July 11, 2022

Prime Minister Justin Trudeau meets with UCalgary vet med researchers at Calgary Stampede

Animal welfare and veterinary medicine’s impact on society were part of the informal discussion
Prime Minister Justin Trudeau walks with UCVM research team at the Calgary Stampede. l
Prime Minister Justin Trudeau walks with UCVM research team at the Calgary Stampede. Todd Korol

After flipping flapjacks at a pancake breakfast in northeast Calgary Sunday morning, Prime Minister Justin Trudeau’s next stop was the Calgary Stampede where he met with UCalgary faculty and students.

Trudeau, accompanied by his son, Xavier, and Tourism Minister Randy Boissonnault, asked a variety of questions about animal welfare and veterinary medicine as he toured behind the scenes at the rodeo grandstand.

“It was great to have the opportunity to discuss how veterinary medicine impacts social, economic and environmental sustainability of society,” says Dr. Renate Weller, dean of the University of Calgary Faculty of Veterinary Medicine (UCVM).

“I’m really proud of the meaningful work of my team — students and faculty alike — to safeguard animal welfare.”

Dr. Ed Pajor, PhD, says it was a fantastic opportunity to share the wide range of research being done at UCVM.

“The prime minister was really interested in some of the sustainable agriculture work we are doing at W.A. Ranches as well as our collaborative partnership with the Calgary Stampede,” says Pajor, who is the director of W.A. Ranches and the Anderson-Chisholm Chair in Animal Care and Welfare. He’s been doing research aimed at improving the welfare of rodeo stock for many years.

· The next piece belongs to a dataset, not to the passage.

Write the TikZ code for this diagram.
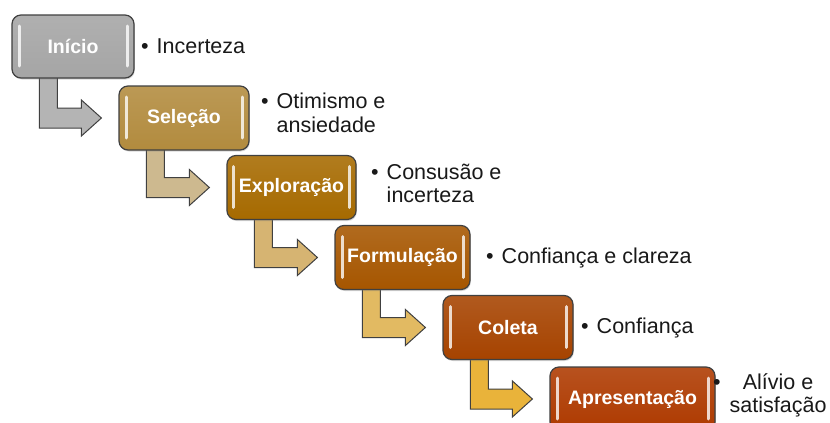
\documentclass[tikz,border=0pt]{standalone}
\usepackage{fontspec}
\setmainfont{Liberation Sans}
\usetikzlibrary{calc,positioning,backgrounds,shadows}

\begin{document}
\begin{tikzpicture}[x=1pt, y=-1pt,
    stage/.style={draw=black!75, line width=1.2pt, rounded corners=9pt,
      top color=#1!88!white, bottom color=#1, text=white,
      minimum width=128pt, minimum height=64pt, inner xsep=12pt,
      font=\fontsize{19.5}{22}\selectfont\bfseries,
      drop shadow={opacity=.3, shadow xshift=.8pt, shadow yshift=-1.5pt},
      path picture={
        \draw[line width=3pt, line cap=round, #1!20!white]
          ([xshift=7pt,yshift=-11pt]path picture bounding box.north west) --
          ([xshift=7pt,yshift=12pt]path picture bounding box.south west);
        \draw[line width=3pt, line cap=round, #1!20!white]
          ([xshift=-7pt,yshift=-11pt]path picture bounding box.north east) --
          ([xshift=-7pt,yshift=12pt]path picture bounding box.south east);
      }},
    desc/.style={anchor=west, inner sep=0pt, text=black!90,
      font=\fontsize{21.5}{23.5}\selectfont},
    stem/.style={draw=black!75, line width=1pt, fill=#1}]
    \definecolor{c-inicio}{HTML}{A5A5A5}
    \definecolor{c-selecao}{HTML}{B28B3E}
    \definecolor{c-exploracao}{HTML}{A66A00}
    \definecolor{c-formulacao}{HTML}{A65600}
    \definecolor{c-coleta}{HTML}{A64300}
    \definecolor{c-apresentacao}{HTML}{AE3A00}
    \definecolor{a-inicio}{HTML}{B4B4B4}
    \definecolor{a-selecao}{HTML}{CDB98F}
    \definecolor{a-exploracao}{HTML}{D6B472}
    \definecolor{a-formulacao}{HTML}{E2BA62}
    \definecolor{a-coleta}{HTML}{E9B33A}
    \def\stagearrow#1#2#3{%
      \coordinate (#1-top) at ($(#1.south west)+(28,-6)$);
      \coordinate (#1-tip) at ($(#2.west)+(-17,0)$);
      \filldraw[stem=#3] let \p1=(#1-top), \p2=(#1-tip) in
        (\x1,\y1) -- (\x1+18pt,\y1) -- (\x1+18pt,\y2+10pt) -- (\x2-20pt,\y2+10pt)
        -- (\x2-20pt,\y2+18pt) -- (\x2,\y2) -- (\x2-20pt,\y2-18pt)
        -- (\x2-20pt,\y2-10pt) -- (\x1,\y2-10pt) -- cycle;}
    \useasboundingbox (0,0) rectangle (830,423);
    \begin{pgfonlayer}{background}
      \fill[white] (0,0) rectangle (830,423);
    \end{pgfonlayer}

    \node[stage=c-inicio, minimum width=122pt, minimum height=63pt] (inicio) at (73,46.5) {Início};
    \node[stage=c-selecao, minimum width=130pt] (selecao) at (184,118) {Seleção};
    \node[stage=c-exploracao, minimum width=129pt] (exploracao) at (291.5,187.5) {Exploração};
    \node[stage=c-formulacao, minimum width=135pt] (formulacao) at (402.5,257.5) {Formulação};
    \node[stage=c-coleta, minimum width=130pt] (coleta) at (508,327.5) {Coleta};
    \node[stage=c-apresentacao, minimum width=165pt] (apresentacao) at (632.5,399) {Apresentação};

    \node[desc] (d-inicio) at (141,46.5) {\textbullet\hspace{8pt}Incerteza};
    \node[desc] (d-selecao) at (261,116)
      {\begin{tabular}{@{}l@{\hspace{8pt}}l@{}}\textbullet & Otimismo e\\ & ansiedade\end{tabular}};
    \node[desc] (d-exploracao) at (371,186.5)
      {\begin{tabular}{@{}l@{\hspace{8pt}}l@{}}\textbullet & Consusão e\\ & incerteza\end{tabular}};
    \node[desc] (d-formulacao) at (486,257.5) {\textbullet\hspace{8pt}Confiança e clareza};
    \node[desc] (d-coleta) at (581,327.5) {\textbullet\hspace{8pt}Confiança};
    \node[desc] (d-apresentacao) at (713,396.5)
      {\begin{tabular}{@{}l@{\hspace{9pt}}c@{}}\textbullet & Alívio e\\ & satisfação\end{tabular}};

    \begin{pgfonlayer}{background}
      \stagearrow{inicio}{selecao}{a-inicio}
      \stagearrow{selecao}{exploracao}{a-selecao}
      \stagearrow{exploracao}{formulacao}{a-exploracao}
      \stagearrow{formulacao}{coleta}{a-formulacao}
      \stagearrow{coleta}{apresentacao}{a-coleta}
    \end{pgfonlayer}
  \end{tikzpicture}
\end{document}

It’s really unique to have the Stampede so supportive of our research efforts to improve the welfare and wellness of rodeo animals.

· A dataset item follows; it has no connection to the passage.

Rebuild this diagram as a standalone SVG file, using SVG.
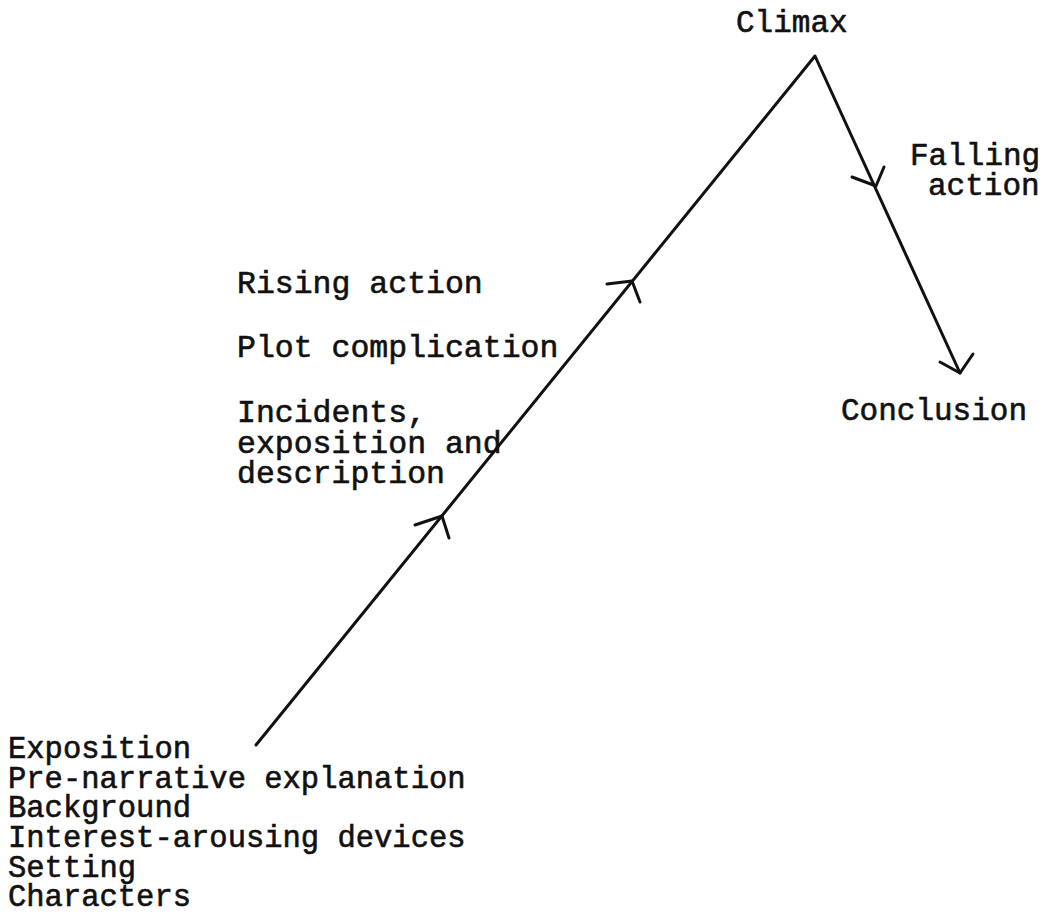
<svg xmlns="http://www.w3.org/2000/svg" width="1049" height="922" viewBox="0 0 1049 922">
  <style>
    .t { font-family: "Liberation Mono", "Courier New", monospace; font-size: 30.5px; fill: #111; stroke: #111; stroke-width: 0.6px; }
    .big { font-size: 31.5px; }
    .mid { font-size: 31px; }
    .ln { fill: none; stroke: #111; stroke-width: 3; stroke-linecap: round; stroke-linejoin: round; }
  </style>
  <rect width="1049" height="922" fill="#fff"/>
  <g id="connectors">
    <polyline class="ln" points="256,745 815,56 960,373"/>
    <polyline class="ln" points="607,284 632,281 640,302"/>
    <polyline class="ln" points="415,525 442,516 449,538"/>
    <polyline class="ln" points="852,177 876,186 884,167"/>
    <polyline class="ln" points="940,362 960,373 973,354"/>
  </g>
  <g id="climax"><text class="t mid" x="736" y="32">Climax</text></g>
  <g id="falling-action">
    <text class="t mid" x="910" y="165">Falling</text>
    <text class="t mid" x="928" y="195">action</text>
  </g>
  <g id="rising-action">
    <text class="t big" x="237" y="293">Rising action</text>
    <text class="t big" x="237" y="357">Plot complication</text>
    <text class="t big" x="237" y="422">Incidents,</text>
    <text class="t big" x="237" y="453">exposition and</text>
    <text class="t big" x="237" y="483">description</text>
  </g>
  <g id="conclusion"><text class="t mid" x="841" y="420">Conclusion</text></g>
  <g id="exposition">
    <text class="t" x="8" y="758">Exposition</text>
    <text class="t" x="8" y="788">Pre-narrative explanation</text>
    <text class="t" x="8" y="817">Background</text>
    <text class="t" x="8" y="847">Interest-arousing devices</text>
    <text class="t" x="8" y="877">Setting</text>
    <text class="t" x="8" y="906">Characters</text>
  </g>
</svg>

When the visit was being planned, the Prime Minister’s Office was expressly interested in having Trudeau meet with vet med researchers and students.

‘Charismatic and genuinely interested’ 

For Allison Vesely, who is going into her second year in UCVM’s doctor of veterinary medicine program, it was "a really cool experience. It was nice to have him come out and talk with us about our work with the Stampede. He was very charismatic and was genuinely interested in who we are and what we’re doing here at the Stampede.”

“He was very approachable and specifically asked about what we hope to do with the research and if we had any early findings,” adds Dr. Anice Thomas, PhD'22, who is leading Pajor’s research team at the Stampede.

“It was nice to articulate what we are doing and have it validated. It’s like ‘Hey, you’re doing something that makes a difference.’”

And although the visit wasn’t long enough to include a tour of the chuckwagon barns, the prime minister did talk with Dr. Renaud Léguillette about his extensive research on the equine athletes that compete at the Stampede.

“We were able to talk to the prime minister about our faculty doing some really impactful animal health and welfare research right in the community, outside the ivory tower, here at the Calgary Stampede,” says Léguillette, DVM, PhD, professor at the UCVM and Calgary Chair of Equine Sports Medicine, who is researching with the Stampede on how to optimize the conditions to reduce the risk of leg fractures in chuckwagon horses.